Бригада ушла в прорабский вагончик, а я весь день разгребал дымящиеся головешки. Ветер разносил черные, как копирка, листы. Несколько дней подряд я ходил на это пепелище, рылся и что-то находил. Один или два тома Ленина — обложки сгорели дотла, но все листы книги чудным образом сохранились, даже не опалены. Большая часть общей тетради, не выгорела как раз та часть, где писалось «Восхождение к пропасти». Сохранились отдельные лоскуты исписанных страниц, я собирал их до самого малого, надеясь по останкам что-то еще восстановить, а если и нет, пусть будет черная, обгоревшая память, пусть будет свидетельство, ибо по ряду признаков крепло подозрение в том, что пожар был нарочно устроен. Рассказ, написанный в тонкой ученической тетради из лагерного ларя, как и записи на отдельных листах, сгорели дотла. И следов не осталось. Не было ли шмона перед поджогом? Я не исключаю, что часть моих бумаг не была предана огню, а заблаговременно унесена операми. Что касается общей тетради, единственной более или менее сохранившейся, где было «Восхождение к пропасти», то она им была не нужна — первый вариант этой рукописи они забрали у меня раньше. Из окон штаба и оперчасти хорошо просматривается пустырь и это пожарище, они, конечно, видели как я бродил по нему. Наш бригадир Лысков вскоре сказал мне, что Романчук спрашивал его: все ли сгорело у Мясникова?

Мало кто сомневался в умышленном поджоге. Во-первых, Ромах грозился не раз. Во-вторых, никто не искал причины пожара, никого не вызывали, никто не наказан. Будто ничего не произошло.

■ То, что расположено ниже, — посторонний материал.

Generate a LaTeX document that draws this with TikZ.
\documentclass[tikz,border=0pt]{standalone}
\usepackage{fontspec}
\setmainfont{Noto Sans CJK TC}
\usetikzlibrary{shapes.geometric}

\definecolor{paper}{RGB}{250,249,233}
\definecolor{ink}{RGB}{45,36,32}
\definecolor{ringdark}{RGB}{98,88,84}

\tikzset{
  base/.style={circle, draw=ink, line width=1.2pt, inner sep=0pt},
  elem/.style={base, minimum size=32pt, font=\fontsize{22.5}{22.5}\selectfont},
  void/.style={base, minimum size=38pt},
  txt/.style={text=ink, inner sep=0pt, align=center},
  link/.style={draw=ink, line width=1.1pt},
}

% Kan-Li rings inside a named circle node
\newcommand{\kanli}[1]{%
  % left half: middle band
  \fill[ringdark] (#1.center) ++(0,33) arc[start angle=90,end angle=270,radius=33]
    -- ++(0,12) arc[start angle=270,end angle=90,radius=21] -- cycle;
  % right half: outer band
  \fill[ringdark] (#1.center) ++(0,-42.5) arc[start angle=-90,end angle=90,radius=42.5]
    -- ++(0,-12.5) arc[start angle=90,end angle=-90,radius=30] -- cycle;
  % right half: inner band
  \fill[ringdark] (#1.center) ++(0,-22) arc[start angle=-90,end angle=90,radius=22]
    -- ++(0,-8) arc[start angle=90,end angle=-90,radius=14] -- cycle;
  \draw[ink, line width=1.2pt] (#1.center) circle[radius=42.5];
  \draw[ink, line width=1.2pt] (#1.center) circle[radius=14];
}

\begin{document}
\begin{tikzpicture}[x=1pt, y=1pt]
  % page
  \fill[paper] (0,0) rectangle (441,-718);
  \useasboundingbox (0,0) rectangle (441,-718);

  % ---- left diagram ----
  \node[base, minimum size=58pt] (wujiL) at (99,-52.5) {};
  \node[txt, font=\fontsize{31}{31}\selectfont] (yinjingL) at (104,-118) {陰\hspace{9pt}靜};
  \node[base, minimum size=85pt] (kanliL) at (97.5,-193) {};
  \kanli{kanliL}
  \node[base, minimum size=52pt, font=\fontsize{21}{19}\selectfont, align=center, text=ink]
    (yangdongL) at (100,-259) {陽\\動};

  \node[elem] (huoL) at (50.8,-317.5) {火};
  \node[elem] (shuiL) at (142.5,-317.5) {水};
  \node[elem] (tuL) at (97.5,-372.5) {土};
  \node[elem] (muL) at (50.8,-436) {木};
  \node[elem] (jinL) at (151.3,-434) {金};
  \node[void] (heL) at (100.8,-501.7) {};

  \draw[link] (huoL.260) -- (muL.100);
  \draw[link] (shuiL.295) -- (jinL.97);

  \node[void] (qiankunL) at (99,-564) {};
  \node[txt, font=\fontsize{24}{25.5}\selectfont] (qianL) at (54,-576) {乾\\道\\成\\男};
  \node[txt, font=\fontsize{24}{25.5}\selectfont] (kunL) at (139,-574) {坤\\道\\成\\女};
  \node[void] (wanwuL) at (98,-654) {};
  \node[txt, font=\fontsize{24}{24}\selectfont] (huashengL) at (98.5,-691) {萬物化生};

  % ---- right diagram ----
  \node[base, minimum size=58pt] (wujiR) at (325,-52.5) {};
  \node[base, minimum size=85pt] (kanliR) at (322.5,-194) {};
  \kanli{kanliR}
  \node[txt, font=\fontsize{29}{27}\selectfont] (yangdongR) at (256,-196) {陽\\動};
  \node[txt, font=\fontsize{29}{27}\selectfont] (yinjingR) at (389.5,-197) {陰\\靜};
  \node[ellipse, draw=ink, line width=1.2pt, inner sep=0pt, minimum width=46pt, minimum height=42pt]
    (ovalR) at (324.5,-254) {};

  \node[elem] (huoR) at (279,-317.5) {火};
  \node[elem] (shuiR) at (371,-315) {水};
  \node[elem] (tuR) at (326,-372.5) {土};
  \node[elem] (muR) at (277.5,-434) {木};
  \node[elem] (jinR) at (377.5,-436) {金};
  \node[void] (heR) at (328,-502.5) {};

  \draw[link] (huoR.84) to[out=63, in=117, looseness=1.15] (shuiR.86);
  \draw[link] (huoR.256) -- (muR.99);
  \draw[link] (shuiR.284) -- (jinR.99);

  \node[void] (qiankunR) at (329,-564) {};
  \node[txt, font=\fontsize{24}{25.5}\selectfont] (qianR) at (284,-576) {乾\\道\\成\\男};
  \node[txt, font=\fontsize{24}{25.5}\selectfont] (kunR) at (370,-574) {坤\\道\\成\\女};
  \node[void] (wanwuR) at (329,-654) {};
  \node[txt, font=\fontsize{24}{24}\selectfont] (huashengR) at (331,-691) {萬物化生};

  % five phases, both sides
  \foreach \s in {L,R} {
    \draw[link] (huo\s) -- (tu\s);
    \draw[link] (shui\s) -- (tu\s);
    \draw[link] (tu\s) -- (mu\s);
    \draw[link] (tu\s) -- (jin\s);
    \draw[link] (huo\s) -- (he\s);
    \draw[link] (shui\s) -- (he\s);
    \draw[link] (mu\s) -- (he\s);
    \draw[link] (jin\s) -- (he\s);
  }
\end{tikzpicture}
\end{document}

Ходили смутные разговоры о том, что с промки работающие в ночь видели как около шести утра кто-то заходил в бендежку, а вскоре она заполыхала. Самовозгорания быть не могло. Если б какой огонь был обронен бригадой в конце рабочего дня, то она бы сгорела еще вечером. Бендега сколочена из сухих досок, фанеры — вспыхнула бы как порох. Случайное электричество тоже исключено: выносной рубильник на столбе был выключен. Допустить шалость ночного зека или блудничество с заметанием следа нельзя, т. к. сразу бы в штабе забили ЧП, ползоны бы перетаскали на следствие, а не нашли бы, так обязательно бы на кого-нибудь свалили. Даже если бы нечаянно загорелось, все равно бы затаскали бригаду: кто виноват, кто нарушил технику безопасности? Наверняка бы слетел бригадир и кто-то был бы наказан, помельче аварии не остаются без расследования и наказания, а уж пожар, уничтожение казенного имущества, инструмента, спецовки, не говоря о личных вещах, — шуму в штабе должно было быть невпроворот. А никакого шума не было. И зекам блудничать тоже повода нет: нечего там было тащить, кроме нескольких пачек маргарина, а из-за этого никто не будет поджигать, рисковать дополнительным сроком или ПКТ. В общем, как ни крути, все указывает на ментов, тем более, что в лице зам. нач. колонии Ромаха, они не скрывали своего поджигательного намерения.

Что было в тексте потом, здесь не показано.